Full disclosure: у меня в этом забеге есть своя лошадь, так что текст ниже написан с максимальной предвзятостью, и может быть даже в интересах тайного поэтического правительства.
Так вот, разберемся сначала, что Адорно имел в виду. Перевод "Kulturkritik und Gesellschaft" появился на русском впервые в 2018-м году, то есть через 70 лет после написания (к слову о варварах), и с учётом оригинального контекста тезис Адорно примерно в следующем:
После Освенцима, продолжать воспроизводство той же самой культуры, которая привела нас к Освенциму — и Адорно тут имел в виду даже не поэзию, а какой-нибудь послевоенный неоклассицизм или "Vier letzte Lieder" Штаусса и т.п. — это значит принимать участие в массовом отрицании, создавая условия, в которых дальнейшая критика этой культуры вообще становится невозможной, поскольку эстетика перестаёт иметь с реальностью какие-либо точки пересечения. И речь тут не только об очевидных недавних событиях в Германии (эссе выходило с 1949-го по 1951-й), но и о том, что Адорно успел наблюдать во время культурного бума в США 1940-х.
Суждение вполне постапокалиптическое, и особенно потому, что Адорно отказывает послевоенной культуре в способности к автодиагностированию.
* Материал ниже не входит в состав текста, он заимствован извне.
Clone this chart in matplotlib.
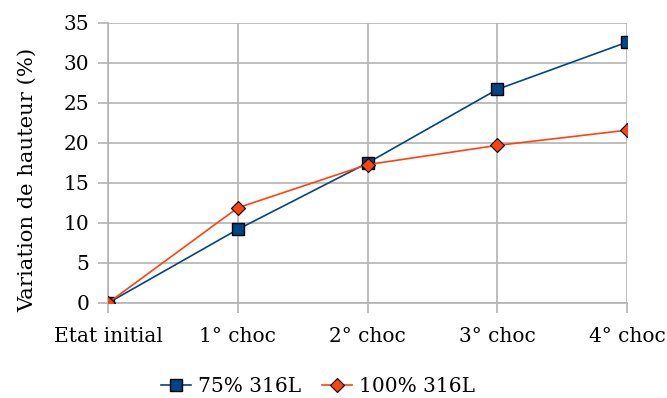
import matplotlib
matplotlib.use("Agg")
import matplotlib.pyplot as plt

categories = ["Etat initial", "1° choc", "2° choc", "3° choc", "4° choc"]
serie_75 = [0, 9.2, 17.5, 26.7, 32.6]
serie_100 = [0, 11.9, 17.3, 19.7, 21.6]

plt.rcParams['font.family'] = ['DejaVu Serif']
plt.rcParams['font.size'] = 14.5

fig = plt.figure(figsize=(6.67, 3.98), dpi=100)
ax = fig.add_axes([108 / 667, 1 - 303 / 398, (627 - 108) / 667, (303 - 23) / 398])

x = range(len(categories))
ax.plot(x, serie_75, color='#004586', lw=1.2, marker='s', ms=8.5,
        mfc='#004586', mec='black', mew=1, label='75% 316L', zorder=3)
ax.plot(x, serie_100, color='#ff420e', lw=1.2, marker='D', ms=7,
        mfc='#ff420e', mec='black', mew=0.8, label='100% 316L', zorder=3)

ax.set_xlim(0, len(categories) - 1)
ax.set_ylim(0, 35)
ax.set_yticks(range(0, 36, 5))
ax.set_xticks(list(x))
ax.set_xticklabels(categories)
ax.grid(True, color='#b3b3b3', lw=1.2)
ax.set_axisbelow(True)
for s in ['top', 'right']:
    ax.spines[s].set_visible(False)
for s in ['left', 'bottom']:
    ax.spines[s].set_color('#b3b3b3')
    ax.spines[s].set_linewidth(1.2)
ax.tick_params(axis='both', color='#b3b3b3', width=1.2, length=7.5)
ax.tick_params(axis='x', pad=10)
ax.tick_params(axis='y', pad=6)
ax.set_ylabel('Variation de hauteur (%)', fontsize=15.2)
ax.yaxis.set_label_coords(-0.137, 0.44)

fig.legend(loc='center', bbox_to_anchor=(318 / 667, 1 - 387 / 398), ncol=2,
           frameon=False, handlelength=1.5, handletextpad=0.35, columnspacing=1.0)

fig.savefig('out.png', dpi=100)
Овеществление (Verdinglichung) представляется ему односторонним и неизбежным процессом, следствием тотализации общества, "открытой тюрьмой", в которой объекты сознания, отношения между людьми и сами люди тривиализируются до уровня материальных предметов и отношений между предметами. Аппарат критической культуры уже включён в оборот настолько, что не способен даже описывать происходящее, не говоря уже о том, чтобы на него влиять.
Поэзии эта регуляция, как выяснилось, не требовалась. По крайней мере, немецкой. Адорно и сам в позднейших работах подвергал свои положения обильной ревизии, но важно то, что сами поэты — Целан, Бахман, Леви, Закс и прочие — не ждали, пока Адорно это сделает. Целан и Леви, оба бывшие в лагерях, напротив писали, что поэзия была для них первичной статьёй внутренней поддержки и мотивацией для того, чтобы выжить и рассказать. И может быть, переиначивая вопрос в формулировке уже более позднего Адорно, жить после Освенцима действительно невозможно, но писать как-то всё-таки получается. Строго говоря, изобразительное искусство и кино в Германии выполнили свои задачи не хуже — полвека спустя можно уверенно сказать, что, например, в визуальном искусстве темы Второй Мировой лучше всего проработали именно три немца: Кифер, Рихтер и Бойс.
Просто высказывание Адорно — это во многом стыд уцелевшего. То есть, человека, который избежал гибели не своими заслугами, а банальной удачей, и которому проще представить, что он сгинул в печах в 44-м, а остальная жизнь ему просто приснилась.
У поэзии в принципе этот синдром в какой-то мере тоже присутствует. И если "Todesfuge" написана как своего рода первичный источник, то ужасная поэма Бродского "Исаак и Авраам" отдаёт дань тому же Освенциму просто потому, что без него этот текст был бы тем самым варварством, о котором писал Адорно. И которым большая часть разрешенной послевоенной советской поэзии, собственно, и была: невыносимую пошлость "Бухенвальдского набата" извиняет только то, что этот текст был предметом сопротивления советскому же антисемитизму.
Ну и кроме того. О поэзии нельзя сказать, что у неё есть прошлое или будущее. Освенцим присутствует в ней так же, как в ней присутствуют Гимн Атона, или свадебные песни Катулла, или текст, зашитый Паскалем в куртку со стороны сердца. То, что они продолжают существовать там и вместе с Освенцимом — значит, что Освенцим ничего в них не умаляет. Значит, нацисты всё-таки проиграли.